David Yon


The Question of the Day for the 2001 Women’s Distance Festival was: “When did you catch James?” James Dexter, that is, who took off flying at the start of the men’s race and grabbed the early lead. For most people, the answer was never. The Lincoln High School sophomore was looking to extend his school’s winning streak at GWTC races to two. (Scott Poindexter won the Prefontaine meet last Saturday.) Reid Vannoy was the first to spoil James’s fun. Reid caught him around the mile and half mark and went on to capture his first GWTC grand prix victory with a time of 18:05. Mike LaBossiere followed next with a 18:43 and Jay Silvanima took the third spot with a 18:45. James Dexter ran a strong race to capture fourth as he continued his very impressive improvement this year. Early in the year James was just hoping to nail down one of the seven varsity spots for Lincoln. He has not only done that, but also become one of Coach Perry Shaw’s top three runners, as his times just keep improving.

The women are the featured performers in this race and they took off through Indian Head Acres ten minutes before the men started. Kate Remillard demonstrated what a good thing marriage is by running away from the rest of the field to win in an unofficial time of 19:14, a very comfortable time for her. The newlywed is preparing for the Jacksonville Marathon. Angela Dempsey was second in 20:56 and Lisa Whitworth, arms pumping, rolled across the finish line in third place with a 21:34.

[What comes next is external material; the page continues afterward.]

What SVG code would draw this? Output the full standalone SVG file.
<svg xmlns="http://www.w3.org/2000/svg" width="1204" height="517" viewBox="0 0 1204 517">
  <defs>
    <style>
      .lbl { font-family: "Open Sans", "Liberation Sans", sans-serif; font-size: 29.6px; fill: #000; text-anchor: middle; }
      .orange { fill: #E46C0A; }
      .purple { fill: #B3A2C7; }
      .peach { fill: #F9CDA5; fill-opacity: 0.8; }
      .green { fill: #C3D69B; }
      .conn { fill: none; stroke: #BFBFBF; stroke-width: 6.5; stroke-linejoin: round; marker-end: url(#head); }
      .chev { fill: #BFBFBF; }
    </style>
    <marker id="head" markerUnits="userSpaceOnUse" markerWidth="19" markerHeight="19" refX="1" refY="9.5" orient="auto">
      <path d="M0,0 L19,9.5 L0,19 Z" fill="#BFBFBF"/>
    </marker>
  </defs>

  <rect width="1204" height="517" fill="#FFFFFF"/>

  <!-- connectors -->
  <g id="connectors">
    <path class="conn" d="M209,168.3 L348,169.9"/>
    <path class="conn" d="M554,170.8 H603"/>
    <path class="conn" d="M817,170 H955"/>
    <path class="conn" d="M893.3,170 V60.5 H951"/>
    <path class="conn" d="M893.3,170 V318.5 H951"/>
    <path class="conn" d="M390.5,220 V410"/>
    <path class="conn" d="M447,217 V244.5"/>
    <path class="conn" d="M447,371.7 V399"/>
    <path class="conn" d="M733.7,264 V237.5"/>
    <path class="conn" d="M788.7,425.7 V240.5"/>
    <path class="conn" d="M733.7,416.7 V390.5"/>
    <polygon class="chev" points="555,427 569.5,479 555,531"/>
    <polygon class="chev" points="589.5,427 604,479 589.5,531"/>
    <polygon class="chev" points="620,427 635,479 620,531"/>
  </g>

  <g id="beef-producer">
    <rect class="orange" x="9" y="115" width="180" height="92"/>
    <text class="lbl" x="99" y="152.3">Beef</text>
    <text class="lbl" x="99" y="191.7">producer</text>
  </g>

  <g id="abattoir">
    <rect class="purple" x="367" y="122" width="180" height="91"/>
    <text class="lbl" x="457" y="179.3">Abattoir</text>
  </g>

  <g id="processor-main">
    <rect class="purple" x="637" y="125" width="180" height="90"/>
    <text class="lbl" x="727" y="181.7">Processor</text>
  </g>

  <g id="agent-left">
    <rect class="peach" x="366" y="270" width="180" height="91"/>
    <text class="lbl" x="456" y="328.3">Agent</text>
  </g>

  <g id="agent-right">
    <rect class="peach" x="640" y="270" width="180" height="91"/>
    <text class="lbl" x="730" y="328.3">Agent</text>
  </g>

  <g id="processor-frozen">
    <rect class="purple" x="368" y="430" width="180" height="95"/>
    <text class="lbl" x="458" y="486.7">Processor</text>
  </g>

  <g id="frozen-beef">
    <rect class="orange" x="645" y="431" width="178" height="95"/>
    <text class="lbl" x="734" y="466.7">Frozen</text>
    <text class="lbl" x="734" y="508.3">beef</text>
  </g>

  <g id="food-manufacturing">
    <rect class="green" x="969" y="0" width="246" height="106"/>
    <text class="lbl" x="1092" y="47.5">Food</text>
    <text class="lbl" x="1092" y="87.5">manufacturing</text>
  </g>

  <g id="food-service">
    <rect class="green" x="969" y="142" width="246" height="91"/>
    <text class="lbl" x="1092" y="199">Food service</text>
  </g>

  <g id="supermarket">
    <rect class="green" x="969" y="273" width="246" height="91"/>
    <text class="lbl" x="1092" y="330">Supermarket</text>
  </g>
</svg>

Nearly 200 runners showed up at Optimist Park to celebrate women’s running and raise money for the American Cancer Society mammography project and GWTC. Comcast, thanks to Cori Edgar, signed on as a five-year sponsor of the event and Kathy Shirley made her debut as a race director. The two made a good combination. This was the 20th running of the Women’s Distance Festival in Tallahassee. The race is part of a national series of RRCA races that were started in 1979-1980 to raise awareness of women’s running and emphasize the lack of women’s opportunities to compete in distance events at the Olympics. I am happy to say that problem as been almost completely resolved, although the IOC and IAAF still need to add the steeplechase to the women’s competition! (Please note all times are unofficial estimates. Official results on their way.)